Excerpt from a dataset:
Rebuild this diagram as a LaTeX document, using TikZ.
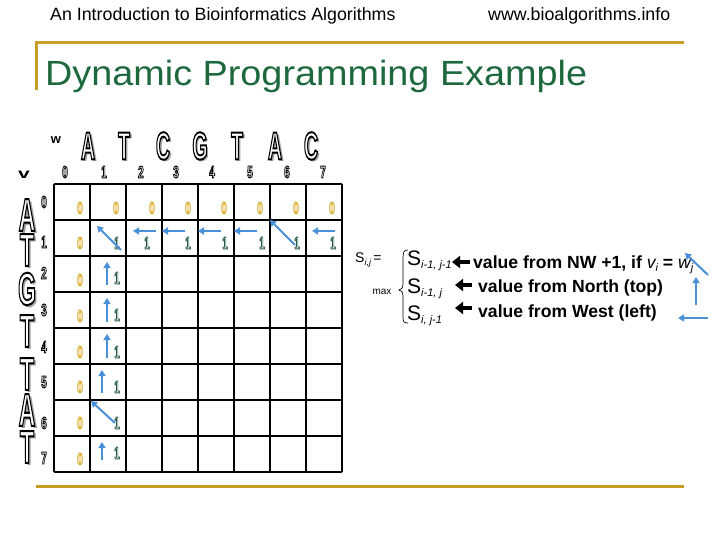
\documentclass[tikz,border=0pt]{standalone}
\usepackage{fontspec}
\setmainfont{Liberation Sans}
\usepackage{graphicx}
\usetikzlibrary{arrows.meta}
\definecolor{gold}{RGB}{198,158,40}
\definecolor{titlegreen}{RGB}{30,104,62}
\definecolor{arrowblue}{RGB}{74,144,217}
\definecolor{shadowgray}{RGB}{160,160,160}
% outlined (hollow) text: fill white, stroke in given rgb, via PDF text render mode 2
\newcommand\OT[4]{\special{pdf:literal direct #1 RG 2 Tr #2 w}\scalebox{#3}[1]{#4}\special{pdf:literal direct 0 Tr 0.4 w}}
\newcommand\BL[1]{\OT{0 0 0}{2.0}{0.5}{#1}}
\newcommand\BS[1]{\scalebox{0.5}[1]{#1}}
\newcommand\DK[1]{\OT{0 0 0}{1.0}{0.6}{#1}}
\newcommand\DZ[1]{\OT{0.84 0.66 0.10}{1.0}{0.6}{#1}}
\newcommand\DO[1]{\OT{0.14 0.34 0.26}{1.0}{0.6}{#1}}
\tikzset{
  goldline/.style={draw=gold, line width=3pt},
  gridline/.style={draw=black, line width=1.2pt},
  bigw/.style={text=white, inner sep=0pt, font=\bfseries\fontsize{39}{39}\selectfont},
  bigwsh/.style={bigw, text=shadowgray},
  bigv/.style={text=white, inner sep=0pt, font=\bfseries\fontsize{46}{46}\selectfont},
  bigvsh/.style={bigv, text=shadowgray},
  dig/.style={text=white, inner sep=0pt, font=\bfseries\fontsize{17}{17}\selectfont},
  barrow/.style={draw=arrowblue, line width=2pt, -{Triangle[length=6pt,width=7pt]}},
  karrow/.style={draw=black, line width=3.2pt, -{Triangle[length=8pt,width=12pt]}},
  legend/.style={anchor=base west, inner sep=0pt, font=\bfseries\fontsize{17.6}{20}\selectfont},
}
\begin{document}
\begin{tikzpicture}[x=1pt,y=-1pt]
\useasboundingbox (0,0) rectangle (720,540);
% header
\node[anchor=base west, inner sep=0pt, font=\fontsize{17.8}{20}\selectfont] (hdr) at (50,21) {An Introduction to Bioinformatics Algorithms};
\node[anchor=base west, inner sep=0pt, font=\fontsize{17.8}{20}\selectfont] (url) at (488,21) {www.bioalgorithms.info};
% gold rules
\draw[goldline] (36,90) -- (36,43) -- (684,43);
\draw[goldline] (36,486) -- (684,486);
% title
\node[anchor=base west, inner sep=0pt, text=titlegreen, font=\fontsize{35}{40}\selectfont] (title) at (45,86) {\scalebox{1.08}[1]{Dynamic Programming Example}};
% labels w and v
\node[inner sep=0pt, font=\bfseries\fontsize{13}{13}\selectfont] (wl) at (56,140) {w};
\node[inner sep=0pt, font=\bfseries\fontsize{14}{14}\selectfont] (vl) at (24,175) {\scalebox{1.5}[1]{v}};
% w letters
\foreach \ch/\x [count=\k] in {A/88,T/124,C/163,G/200,T/237,A/275,C/311}{
  \node[bigwsh] (ws\k) at ({\x+2.5},148.5) {\BS{\ch}};
  \node[bigw] (w\k) at (\x,146) {\BL{\ch}};
}
% v letters
\foreach \ch/\y [count=\k] in {A/215,T/250,G/289,T/331,T/374,A/410,T/447}{
  \node[bigvsh] (vs\k) at (29.5,{\y+2.5}) {\BS{\ch}};
  \node[bigv] (v\k) at (27,\y) {\BL{\ch}};
}
% column indices
\foreach \d/\x in {0/65,1/104,2/141,3/176,4/212,5/250,6/287,7/323}{
  \node[dig] (ci\d) at (\x,172) {\DK{\d}};
}
% row indices
\foreach \d/\y in {0/202,1/242,2/273,3/310,4/347,5/382,6/423,7/458}{
  \node[dig] (ri\d) at (44,\y) {\DK{\d}};
}
% grid
\foreach \i in {0,...,8}{
  \draw[gridline] ({54+36*\i},184) -- ({54+36*\i},472);
  \draw[gridline] (54,{184+36*\i}) -- (342,{184+36*\i});
}
% zeros
\foreach \c in {0,...,7}{
  \node[dig] (z0\c) at ({80+36*\c},208) {\DZ{0}};
}
\foreach \r/\y in {1/243,2/280,3/316,4/352,5/387,6/423,7/459}{
  \node[dig] (z\r0) at (80,\y) {\DZ{0}};
}
% ones
\foreach \c/\x in {1/117,2/147,3/188,4/225,5/262,6/297,7/333}{
  \node[dig] (o1\c) at (\x,243) {\DO{1}};
}
\foreach \r/\y in {2/278,3/315,4/352,5/387,6/423,7/453}{
  \node[dig] (o\r1) at (117,\y) {\DO{1}};
}
% backtrack arrows
\draw[barrow] (121,250) -- (97,226);
\draw[barrow] (156,231) -- (133,231);
\draw[barrow] (185,231) -- (162,231);
\draw[barrow] (221,231) -- (198,231);
\draw[barrow] (257,231) -- (234,231);
\draw[barrow] (295,245) -- (270,220);
\draw[barrow] (335,231) -- (312,231);
\draw[barrow] (107,285) -- (107,262);
\draw[barrow] (107,322) -- (107,298);
\draw[barrow] (107,358) -- (107,334);
\draw[barrow] (102,393) -- (102,370);
\draw[barrow] (115,423) -- (91,401);
\draw[barrow] (102,460) -- (102,442);
% recurrence
\node[anchor=base west, inner sep=0pt, font=\fontsize{14}{14}\selectfont] (sij) at (355,262) {S\raisebox{-3pt}{\fontsize{9}{9}\selectfont\itshape i,j}\,=};
\node[inner sep=0pt, font=\fontsize{10}{10}\selectfont] (max) at (382,292) {max};
\draw[line width=0.7pt] (408,250) .. controls (404,250) and (403,252) .. (403,258) -- (403,284) .. controls (403,288) and (401,290) .. (399,290) .. controls (401,290) and (403,292) .. (403,296) -- (403,317) .. controls (403,322) and (404,323) .. (408,323);
\node[anchor=base west, inner sep=0pt, font=\fontsize{21}{21}\selectfont] (s1) at (407,265) {S\raisebox{-3pt}{\fontsize{11}{11}\selectfont\itshape i-1, j-1}};
\node[anchor=base west, inner sep=0pt, font=\fontsize{21}{21}\selectfont] (s2) at (407,293) {S\raisebox{-3pt}{\fontsize{11}{11}\selectfont\itshape i-1, j}};
\node[anchor=base west, inner sep=0pt, font=\fontsize{21}{21}\selectfont] (s3) at (407,320) {S\raisebox{-3pt}{\fontsize{11}{11}\selectfont\itshape i, j-1}};
\coordinate (a1s) at (470,262); \coordinate (a1e) at (452,262);
\coordinate (a2s) at (472,285); \coordinate (a2e) at (455,285);
\coordinate (a3s) at (472,308); \coordinate (a3e) at (455,308);
\draw[karrow] (a1s) -- (a1e);
\draw[karrow] (a2s) -- (a2e);
\draw[karrow] (a3s) -- (a3e);
\node[legend] (t1) at (473,268) {value from NW +1, if {\mdseries\itshape v\raisebox{-3pt}{\fontsize{11}{11}\selectfont i}} = {\mdseries\itshape w\raisebox{-3pt}{\fontsize{11}{11}\selectfont j}}};
\node[legend] (t2) at (478,292) {value from North (top)};
\node[legend] (t3) at (478,317) {value from West (left)};
% legend arrows
\draw[barrow] (708,275) -- (685,253);
\draw[barrow] (696,305) -- (696,277);
\draw[barrow] (708,318) -- (678,318);
\end{tikzpicture}
\end{document}
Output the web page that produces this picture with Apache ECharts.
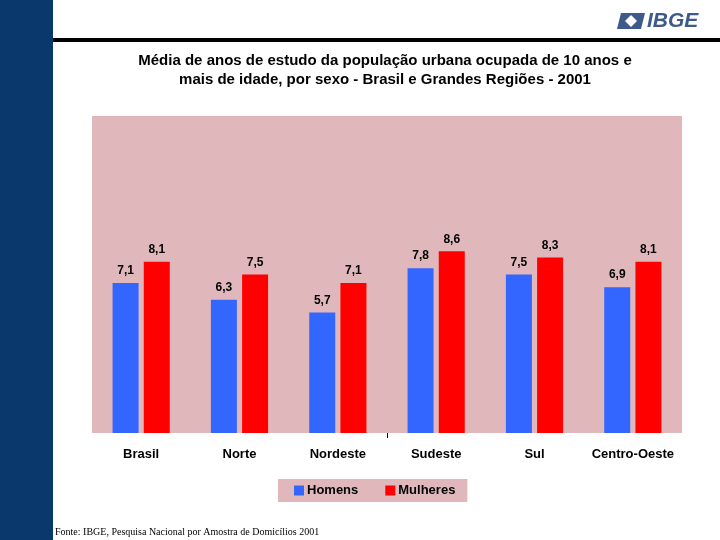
<!DOCTYPE html>
<html>
<head>
<meta charset="utf-8">
<script src="https://cdn.jsdelivr.net/npm/echarts@6/dist/echarts.min.js"></script>
<style>html,body{margin:0;padding:0;background:#fff}#c{width:720px;height:540px}</style>
</head>
<body>
<div id="c"></div>
<script>
const categories = ['Brasil', 'Norte', 'Nordeste', 'Sudeste', 'Sul', 'Centro-Oeste'];
const homens = [7.1, 6.3, 5.7, 7.8, 7.5, 6.9];
const mulheres = [8.1, 7.5, 7.1, 8.6, 8.3, 8.1];
const seriesNames = ['Homens', 'Mulheres'];
const titleText = 'Média de anos de estudo da população urbana ocupada de 10 anos e\nmais de idade, por sexo - Brasil e Grandes Regiões - 2001';
const sourceText = 'Fonte: IBGE, Pesquisa Nacional por Amostra de Domicílios 2001';

const pink = '#e0b8bc';
const fmt = p => String(p.value).replace('.', ',');
const labelStyle = { show: true, position: 'top', distance: 6, formatter: fmt, color: '#000', fontFamily: 'Liberation Sans, Arial', fontWeight: 'bold', fontSize: 12 };

const chart = echarts.init(document.getElementById('c'), null, { renderer: 'canvas' });
chart.setOption({
  animation: false,
  backgroundColor: '#fff',
  title: {
    text: titleText,
    left: 380, top: 46, textAlign: 'center',
    textStyle: { fontFamily: 'Liberation Sans, Arial', fontWeight: 'bold', fontSize: 15, lineHeight: 19, color: '#000' }
  },
  grid: { left: 92, right: 38, top: 116, bottom: 107, show: true, backgroundColor: pink, borderWidth: 0 },
  legend: {
    data: seriesNames, left: 278, top: 479,
    backgroundColor: pink, padding: [5, 12, 5, 16], itemGap: 27,
    itemWidth: 10, itemHeight: 10, icon: 'rect',
    textStyle: { fontFamily: 'Liberation Sans, Arial', fontWeight: 'bold', fontSize: 13, color: '#000', padding: [0, 0, 0, -2] }
  },
  xAxis: [
    {
      type: 'category', data: categories,
      axisLine: { show: false },
      axisTick: { show: false },
      axisLabel: { interval: 0, margin: 15, color: '#000', fontFamily: 'Liberation Sans, Arial', fontWeight: 'bold', fontSize: 13 }
    },
    {
      type: 'value', min: 0, max: 2, position: 'bottom',
      axisLine: { show: false }, splitLine: { show: false },
      axisLabel: { show: false },
      axisTick: { show: true, customValues: [1], length: 5, lineStyle: { color: '#000' } }
    }
  ],
  yAxis: { type: 'value', min: 0, max: 15, show: false, splitLine: { show: false } },
  series: [
    { name: seriesNames[0], type: 'bar', data: homens, itemStyle: { color: '#3366ff' }, barWidth: 26, barGap: '20%', label: labelStyle },
    { name: seriesNames[1], type: 'bar', data: mulheres, itemStyle: { color: '#ff0000' }, barWidth: 26, label: labelStyle }
  ],
  graphic: [
    { type: 'rect', shape: { x: 0, y: 0, width: 53, height: 540 }, style: { fill: '#0b386c' }, z: 10 },
    { type: 'rect', shape: { x: 53, y: 38, width: 667, height: 4 }, style: { fill: '#000' }, z: 10 },
    { type: 'polygon', shape: { points: [[621, 13], [645, 13], [641, 29], [617, 29]] }, style: { fill: '#3d5a8a' }, z: 10 },
    { type: 'polygon', shape: { points: [[631, 15], [637, 21], [631, 27], [625, 21]] }, style: { fill: '#fff' }, z: 11 },
    { type: 'text', style: { text: 'IBGE', x: 647, y: 11, fill: '#3d5a8a', font: 'italic bold 21px Liberation Sans, Arial' }, z: 10 },
    { type: 'text', style: { text: sourceText, x: 55, y: 527, fill: '#000', font: '10px Liberation Serif, Times New Roman' }, z: 10 }
  ]
});
</script>
</body>
</html>
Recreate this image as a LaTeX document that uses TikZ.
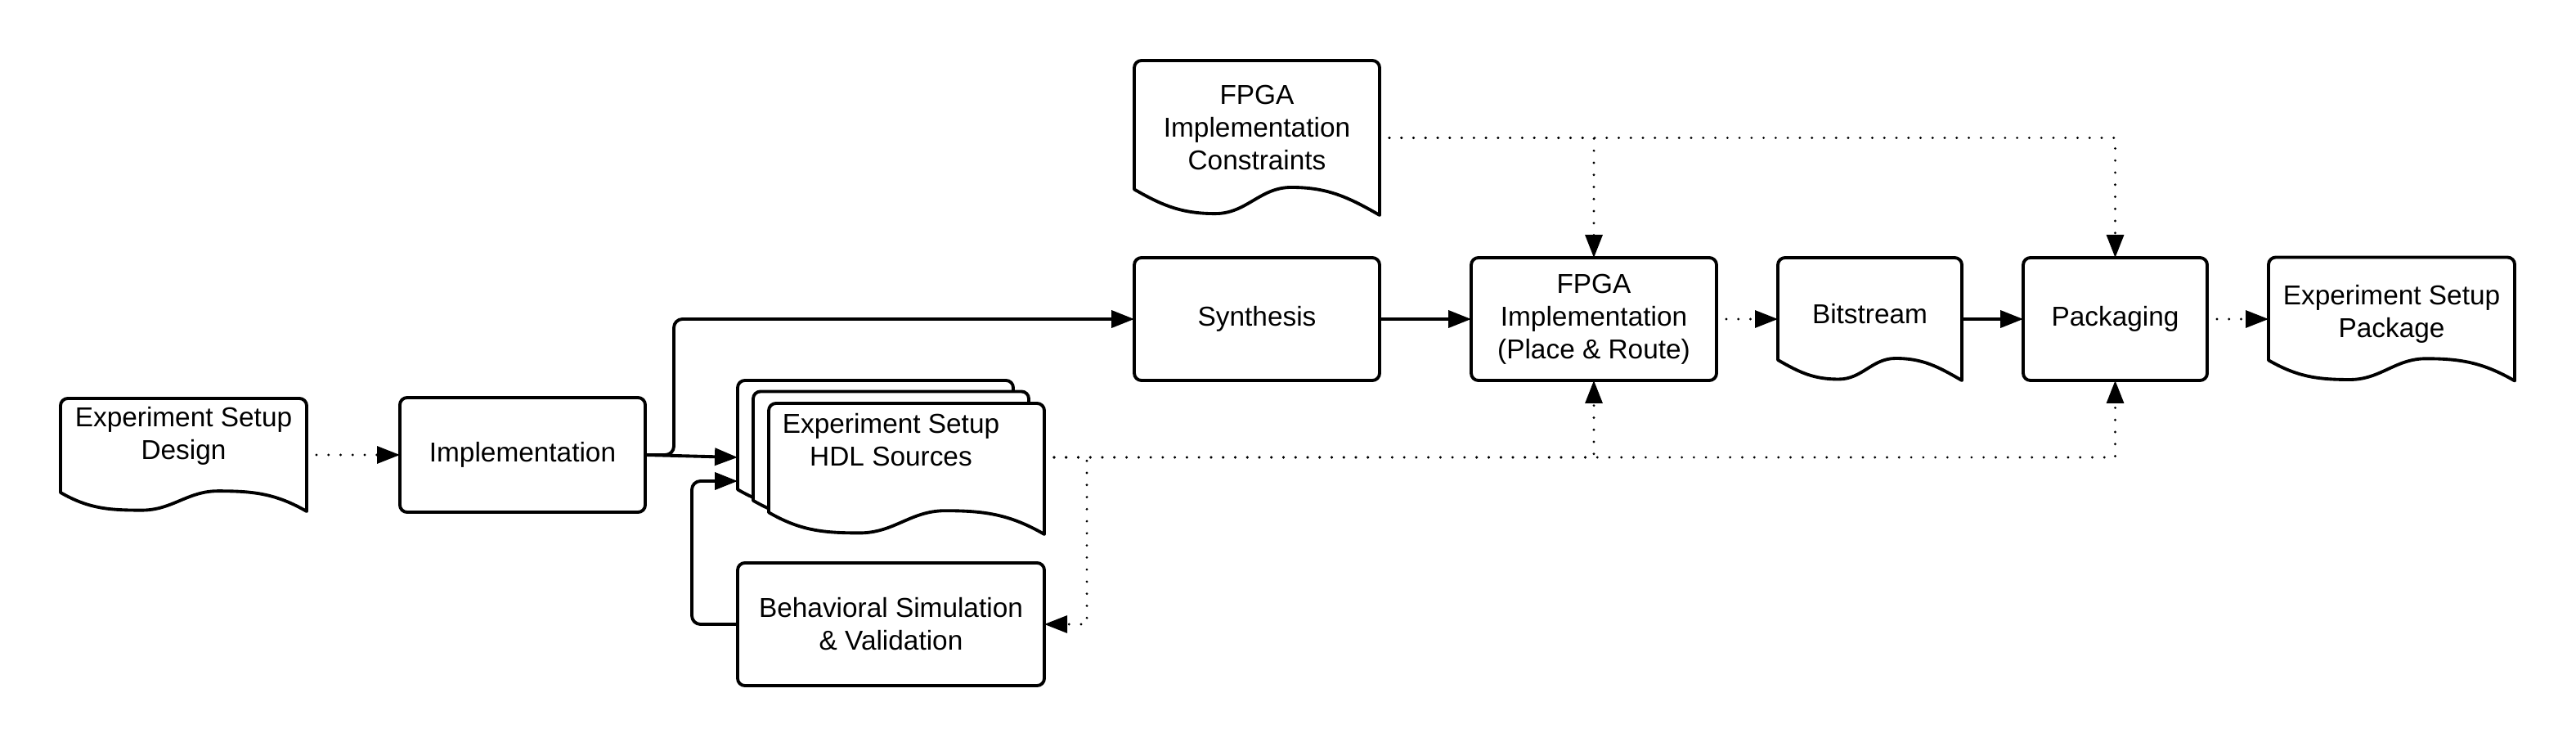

Task requirements: Copy the lines above exactly, starting at the one with "Output the web" and ending at the one with "fontWeight: 'bold', fontSize: 12", both included. Leave out any pictures and add nothing else.

Completed exercise:
Output the web page that produces this picture with Apache ECharts.
<!DOCTYPE html>
<html>
<head>
<meta charset="utf-8">
<script src="https://cdn.jsdelivr.net/npm/echarts@6/dist/echarts.min.js"></script>
<style>html,body{margin:0;padding:0;background:#fff}#c{width:720px;height:540px}</style>
</head>
<body>
<div id="c"></div>
<script>
const categories = ['Brasil', 'Norte', 'Nordeste', 'Sudeste', 'Sul', 'Centro-Oeste'];
const homens = [7.1, 6.3, 5.7, 7.8, 7.5, 6.9];
const mulheres = [8.1, 7.5, 7.1, 8.6, 8.3, 8.1];
const seriesNames = ['Homens', 'Mulheres'];
const titleText = 'Média de anos de estudo da população urbana ocupada de 10 anos e\nmais de idade, por sexo - Brasil e Grandes Regiões - 2001';
const sourceText = 'Fonte: IBGE, Pesquisa Nacional por Amostra de Domicílios 2001';

const pink = '#e0b8bc';
const fmt = p => String(p.value).replace('.', ',');
const labelStyle = { show: true, position: 'top', distance: 6, formatter: fmt, color: '#000', fontFamily: 'Liberation Sans, Arial', fontWeight: 'bold', fontSize: 12 };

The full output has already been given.